Many people will also remember Cornell’s last brush with right-wing pseudo-journalism, when an undercover “reporter” from Project Veritas (an organization with less journalistic credibility than Fox News) pulled off his own feat of ambush journalism to make it appear that Cornell would welcome a group which materially supported ISIS.

And now Project Veritas has released yet another video, this time portraying Cornell as anti-Constitution. The video follows the same tactics used to obtain the ISIS video: a reporter poses as a student and puts a university employee in an awkward and unrealistic situation; a “gotcha” video is then recorded.

Much has been made, especially in the wake of the Fox News incident, of the issues of journalism and what rights the press should have on campus: the journalistic practices were bad, the journalistic practices were bad but the university was wrong for trying to stop the interviews, the university was in the right for following their previously established policy on unannounced campus interviews, etc. Certainly these are important conversations to have, but we also have to look at the deeper issue behind these incidents: the delegitimization of the university.

No rational human being would contest the fact that the media organizations behind these videos went in with a predetermined conclusion in each case.

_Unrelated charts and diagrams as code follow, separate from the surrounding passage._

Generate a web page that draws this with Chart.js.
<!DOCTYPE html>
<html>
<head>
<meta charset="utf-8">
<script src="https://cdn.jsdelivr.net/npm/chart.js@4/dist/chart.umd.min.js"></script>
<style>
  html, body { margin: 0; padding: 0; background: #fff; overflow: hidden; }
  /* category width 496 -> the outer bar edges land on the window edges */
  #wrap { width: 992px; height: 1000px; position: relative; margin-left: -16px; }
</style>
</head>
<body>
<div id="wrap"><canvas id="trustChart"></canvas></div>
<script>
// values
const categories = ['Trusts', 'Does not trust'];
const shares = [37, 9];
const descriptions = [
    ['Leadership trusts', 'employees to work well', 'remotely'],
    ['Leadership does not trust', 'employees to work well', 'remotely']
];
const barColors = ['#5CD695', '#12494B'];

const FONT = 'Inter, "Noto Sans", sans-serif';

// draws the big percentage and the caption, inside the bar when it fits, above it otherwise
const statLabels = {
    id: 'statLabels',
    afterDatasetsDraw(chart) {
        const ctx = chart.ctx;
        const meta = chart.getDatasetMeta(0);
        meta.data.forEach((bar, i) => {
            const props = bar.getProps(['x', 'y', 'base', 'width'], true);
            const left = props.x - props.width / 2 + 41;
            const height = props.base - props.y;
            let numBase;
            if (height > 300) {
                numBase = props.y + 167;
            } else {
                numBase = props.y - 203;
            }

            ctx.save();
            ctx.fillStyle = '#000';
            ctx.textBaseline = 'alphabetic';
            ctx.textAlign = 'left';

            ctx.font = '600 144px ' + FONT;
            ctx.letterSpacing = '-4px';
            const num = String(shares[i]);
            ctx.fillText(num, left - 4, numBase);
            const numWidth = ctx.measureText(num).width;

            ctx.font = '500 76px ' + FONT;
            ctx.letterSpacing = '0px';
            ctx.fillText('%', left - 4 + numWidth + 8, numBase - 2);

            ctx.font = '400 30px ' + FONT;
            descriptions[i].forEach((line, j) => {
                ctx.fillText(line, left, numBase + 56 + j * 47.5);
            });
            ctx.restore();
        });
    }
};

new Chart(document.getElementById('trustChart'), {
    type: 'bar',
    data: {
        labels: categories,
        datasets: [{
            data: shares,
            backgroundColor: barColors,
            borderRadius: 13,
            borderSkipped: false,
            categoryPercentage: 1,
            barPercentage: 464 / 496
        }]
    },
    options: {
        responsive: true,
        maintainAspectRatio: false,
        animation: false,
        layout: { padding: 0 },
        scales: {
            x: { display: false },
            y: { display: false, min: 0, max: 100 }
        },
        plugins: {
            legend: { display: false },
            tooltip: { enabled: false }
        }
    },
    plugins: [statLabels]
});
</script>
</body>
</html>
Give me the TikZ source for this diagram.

Jesse Watters didn’t embark on his trip to Ithaca to answer the question, “Is Cornell home to liberal indoctrination?” He embarked to obtain, by any means necessary, evidence to support the conclusion that it was. The motivation behind Fox News and Project Veritas is not a fact-finding one, but an ideological one, and theirs is an ideology which opposes the modern university. The university is a place where so many of their traditionally cherished ideas — the necessity of American militarism and the sanctity of the Constitution, to name a couple — are put up for critical debate, and often aren’t judged favorably. There’s a progressive (and at certain times in history, even revolutionary) potential in universities that has always frightened conservatives.

This is where the videos come in. They aim for the same end they strive for with right-wing ballyhooing about safe spaces and trigger warnings and “political correctness,” and that is the othering of the university. When universities are othered — that is, put into a political category of ivory towers and dangerous ideas which are essentially opposed to whatever is supposed to define the rest of the nation — so too are their students and faculty. In the context of a sociology professor disseminating his or her ideas on racial justice to the general public, or student activism against rape on campuses, or the increasing demands from students to alleviate the burden of student debt, the effects of things like those videos thus become very problematic. The ideas and demands of faculty and students can be ignored because they are coming from people other than “the folks.”

At some point before the end of this school year, some right-wing media group will probably do another story on Cornell. It will probably spark a mild controversy, and with it all the debates and dialogues and opinion pieces that accompany any political controversy on the hill. It would do us all well to remember now and when the next occasion arises that these stories are about so much more than bad journalism.